= Politics of Tokelau =

New Zealand's current four-year plan for Tokelau, drafted October 2021

The politics of Tokelau takes place within a framework of a parliamentary representative democracy that is a dependent territory of New Zealand. The head of state of Tokelau is King Charles III in right of New Zealand. An administrator (as of 2022, Don Higgins) is appointed by the New Zealand Minister of Foreign Affairs and Trade to represent the New Zealand Government.

The Ulu-o-Tokelau is the head of government and presides over the Council for the Ongoing Government of Tokelau, which functions as a cabinet. The office of Ulu rotates between the three faipule for a one-year term. The current Ulu is Esera Fofō Tuisano. The Council consists of the faipule (leader) and pulenuku (village mayor) of each of the three atolls.

The Tokelau Amendment Act of 1996 confers legislative power on the General Fono, a unicameral body. The number of seats each atoll receives in the Fono is determined by population - currently Fakaofo and Atafu each have seven and Nukunonu has six. Faipule and pulenuku also sit in the Fono.

== Self-determination ==
On 11 November 2004, Tokelau and New Zealand took steps to formulate a treaty that would transform Tokelau from a New Zealand territory to an entity that is in free association with New Zealand. Besides drafting a treaty, a United Nations-sponsored "act of self-determination" had to take place. The referendum, supervised by the UN, started on 11 February 2006 and finished on 15 February 2006. Although a 60% majority voted in favour of the proposal, a two-thirds majority was required for the referendum to succeed, so Tokelau remained a New Zealand territory. In June 2006, Kolouei O'Brien announced that the Fono had agreed to hold another referendum. This second referendum took place between 20 and 24 October 2007 and again fell short of the two-thirds majority required for independence, with 64% voting in favour. In April 2008, speaking as leader of the National Party, future New Zealand Prime Minister John Key stated that New Zealand had "imposed two referenda on the people of the Tokelau Islands" and questioned "the accepted wisdom that small states should undergo a de-colonisation process".

== Executive branch ==
=== Administrator of Tokelau ===

The Administrator of Tokelau is appointed by the New Zealand Government and is the head of the executive branch of Tokelau. Since 1994, however, most powers relating to the day-to-day functions of the government have been transferred to institutions which are chosen by the Tokelauan people. A notable exception is the administration of Tokelau's exclusive economic zone.

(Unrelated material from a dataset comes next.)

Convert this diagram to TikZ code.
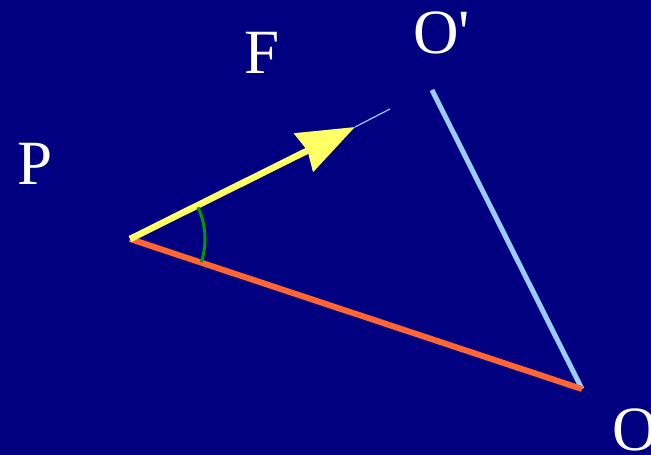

Since 1 June 2022, the current Administrator is Don Higgins, who "has previously served as High Commissioner in Solomon Islands and Kiribati, and as an Adviser to the Tokelau Administrator from 2012 to 2014."

=== Ulu-o-Tokelau ===

The Ulu-o-Tokelau (or Ulu) is the titular head of government and chairs the Council for the Ongoing Government. The office rotates among the three faipule (atoll leaders) each year and the seat of government changes to the atoll of the incumbent Ulu. As of 17 March 2025, the Ulu is Esera Fofō Tuisano.

=== Council for the Ongoing Government ===

The Office of the Council for the Ongoing Government of Tokelau (OCOG) is tasked with managing Tokelau's foreign affairs, providing support and advice to national leaders, and working with villages to develop and implement national programs and activities. The OCOG is based in Apia, Samoa. The OCOG also links together the traditional village-based governing structure and the national government.

Members of the OCOG are the three faipule and three pulenuku (mayors). Members meet while the General Fono is out of session to continue governing the islands.

== Legislative branch ==
The legislative branch of the Tokelau government is the General Fono. It is composed of twenty seats allocated among the three atolls based on population. In 2008, Atafu received seven seats while Fakaofo and Nukunonu each received six.

The General Fono meets for three session per year, with each session lasting around four days. Members of the General Fono elect their Chairman.

The Tokelau Amendment Act, passed by the New Zealand Parliament in 1996, granted the General Fono the ability to pass laws which helped maintain "the peace, order, and good government of Tokelau", including the ability to levy taxes. New Zealand law does not automatically apply to Tokelau, and any bill seeking to be applied in Tokelau must specifically extend its authority to the islands. No law passed by the New Zealand Parliament has ever been extended to Tokelau without Tokelauan consent.

== Elections ==
Elections are held in Tokelau every three years. Voters choose members of the General Fono, one faipule for each atoll, and one pulenuku for each atoll. The 2026 Tokelauan general election was held on 5 February 2026.